── Dataset records ──
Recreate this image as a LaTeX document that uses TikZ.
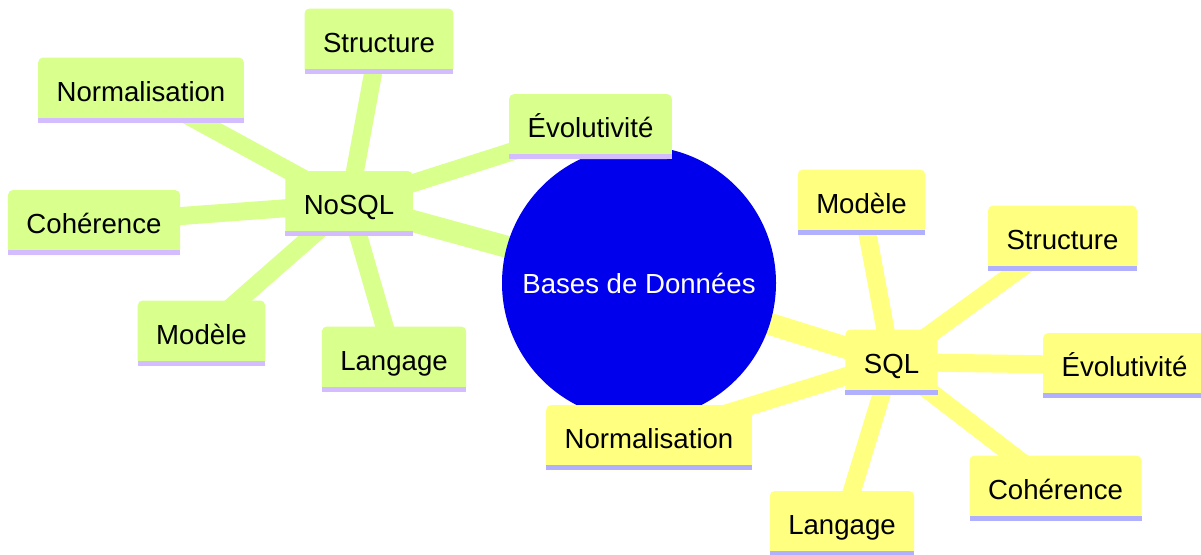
\documentclass[tikz,border=0pt]{standalone}
\usepackage{fontspec}
\setmainfont{Liberation Sans}
\definecolor{gfill}{RGB}{217,255,140}
\definecolor{gline}{RGB}{211,189,255}
\definecolor{yfill}{RGB}{255,255,128}
\definecolor{yline}{RGB}{176,176,255}
\definecolor{rootblue}{RGB}{0,0,236}
\pgfdeclarelayer{bg}
\pgfsetlayers{bg,main}
\tikzset{
  mmfont/.style={font=\fontsize{27.6}{33}\selectfont},
  box/.style={rectangle, rounded corners=5pt, inner xsep=18.5pt, inner ysep=0pt,
    text height=43.5pt, text depth=21.5pt, outer sep=0pt, mmfont},
  gbox/.style={box, fill=gfill},
  ybox/.style={box, fill=yfill},
  rootnode/.style={circle, fill=rootblue, minimum size=274pt, inner sep=0pt, outer sep=0pt, text=white, mmfont},
  gedge/.style={draw=gfill, line width=18pt},
  yedge/.style={draw=yfill, line width=18pt},
  gedge0/.style={draw=gfill, line width=22pt},
  yedge0/.style={draw=yfill, line width=22pt},
}
\newcommand{\mmbar}[2]{\fill[#1] (#2.south west) rectangle ([yshift=5pt]#2.south east);}
\begin{document}
\begin{tikzpicture}[x=1pt,y=-1pt]
\useasboundingbox (0,0) rectangle (1201,554);
\node[rootnode] (root) at (639,283) {Bases de Données};
% NoSQL branch
\node[gbox] (nosql) at (349,203.5) {NoSQL};
\node[gbox] (gstruct) at (379,41) {Structure};
\node[gbox] (gnorm) at (141,90) {Normalisation};
\node[gbox] (gevol) at (590.5,126.5) {Évolutivité};
\node[gbox] (gcoh) at (94,222.5) {Cohérence};
\node[gbox] (gmod) at (201.5,333) {Modèle};
\node[gbox] (glang) at (394,359) {Langage};
\foreach \n in {nosql,gstruct,gnorm,gevol,gcoh,gmod,glang} {\mmbar{gline}{\n}}
% SQL branch
\node[ybox] (sql) at (891.5,362) {SQL};
\node[ybox] (ymod) at (861.5,202) {Modèle};
\node[ybox] (ystruct) at (1062.5,238) {Structure};
\node[ybox] (yevol) at (1124.5,365.5) {Évolutivité};
\node[ybox] (ycoh) at (1055.5,488) {Cohérence};
\node[ybox] (ylang) at (842,523.5) {Langage};
\node[ybox] (ynorm) at (649,437.5) {Normalisation};
\foreach \n in {sql,ymod,ystruct,yevol,ycoh,ylang,ynorm} {\mmbar{yline}{\n}}
\begin{pgfonlayer}{bg}
\draw[gedge0] (root.center) -- (nosql.center);
\draw[yedge0] (root.center) -- (sql.center);
\foreach \n in {gstruct,gnorm,gevol,gcoh,gmod,glang}
  \draw[gedge] (nosql.center) -- (\n.center);
\foreach \n in {ymod,ystruct,yevol,ycoh,ylang,ynorm}
  \draw[yedge] (sql.center) -- (\n.center);
\end{pgfonlayer}
\end{tikzpicture}
\end{document}
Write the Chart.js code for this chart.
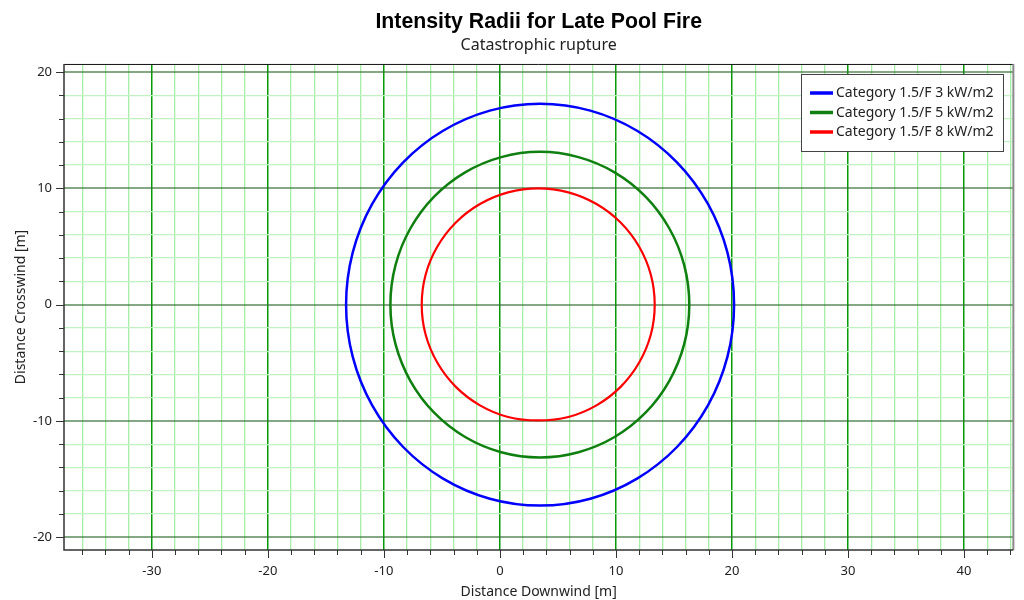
───
Goal:
The records above are to be reproduced exactly; the pictures are to be left out.

Solved exercise:
Recreate this image as a LaTeX document that uses TikZ.
\documentclass[tikz,border=0pt]{standalone}
\usepackage{fontspec}
\setmainfont{Liberation Sans}
\definecolor{gfill}{RGB}{217,255,140}
\definecolor{gline}{RGB}{211,189,255}
\definecolor{yfill}{RGB}{255,255,128}
\definecolor{yline}{RGB}{176,176,255}
\definecolor{rootblue}{RGB}{0,0,236}
\pgfdeclarelayer{bg}
\pgfsetlayers{bg,main}
\tikzset{
  mmfont/.style={font=\fontsize{27.6}{33}\selectfont},
  box/.style={rectangle, rounded corners=5pt, inner xsep=18.5pt, inner ysep=0pt,
    text height=43.5pt, text depth=21.5pt, outer sep=0pt, mmfont},
  gbox/.style={box, fill=gfill},
  ybox/.style={box, fill=yfill},
  rootnode/.style={circle, fill=rootblue, minimum size=274pt, inner sep=0pt, outer sep=0pt, text=white, mmfont},
  gedge/.style={draw=gfill, line width=18pt},
  yedge/.style={draw=yfill, line width=18pt},
  gedge0/.style={draw=gfill, line width=22pt},
  yedge0/.style={draw=yfill, line width=22pt},
}
\newcommand{\mmbar}[2]{\fill[#1] (#2.south west) rectangle ([yshift=5pt]#2.south east);}
\begin{document}
\begin{tikzpicture}[x=1pt,y=-1pt]
\useasboundingbox (0,0) rectangle (1201,554);
\node[rootnode] (root) at (639,283) {Bases de Données};
% NoSQL branch
\node[gbox] (nosql) at (349,203.5) {NoSQL};
\node[gbox] (gstruct) at (379,41) {Structure};
\node[gbox] (gnorm) at (141,90) {Normalisation};
\node[gbox] (gevol) at (590.5,126.5) {Évolutivité};
\node[gbox] (gcoh) at (94,222.5) {Cohérence};
\node[gbox] (gmod) at (201.5,333) {Modèle};
\node[gbox] (glang) at (394,359) {Langage};
\foreach \n in {nosql,gstruct,gnorm,gevol,gcoh,gmod,glang} {\mmbar{gline}{\n}}
% SQL branch
\node[ybox] (sql) at (891.5,362) {SQL};
\node[ybox] (ymod) at (861.5,202) {Modèle};
\node[ybox] (ystruct) at (1062.5,238) {Structure};
\node[ybox] (yevol) at (1124.5,365.5) {Évolutivité};
\node[ybox] (ycoh) at (1055.5,488) {Cohérence};
\node[ybox] (ylang) at (842,523.5) {Langage};
\node[ybox] (ynorm) at (649,437.5) {Normalisation};
\foreach \n in {sql,ymod,ystruct,yevol,ycoh,ylang,ynorm} {\mmbar{yline}{\n}}
\begin{pgfonlayer}{bg}
\draw[gedge0] (root.center) -- (nosql.center);
\draw[yedge0] (root.center) -- (sql.center);
\foreach \n in {gstruct,gnorm,gevol,gcoh,gmod,glang}
  \draw[gedge] (nosql.center) -- (\n.center);
\foreach \n in {ymod,ystruct,yevol,ycoh,ylang,ynorm}
  \draw[yedge] (sql.center) -- (\n.center);
\end{pgfonlayer}
\end{tikzpicture}
\end{document}
Write the Chart.js code for this chart.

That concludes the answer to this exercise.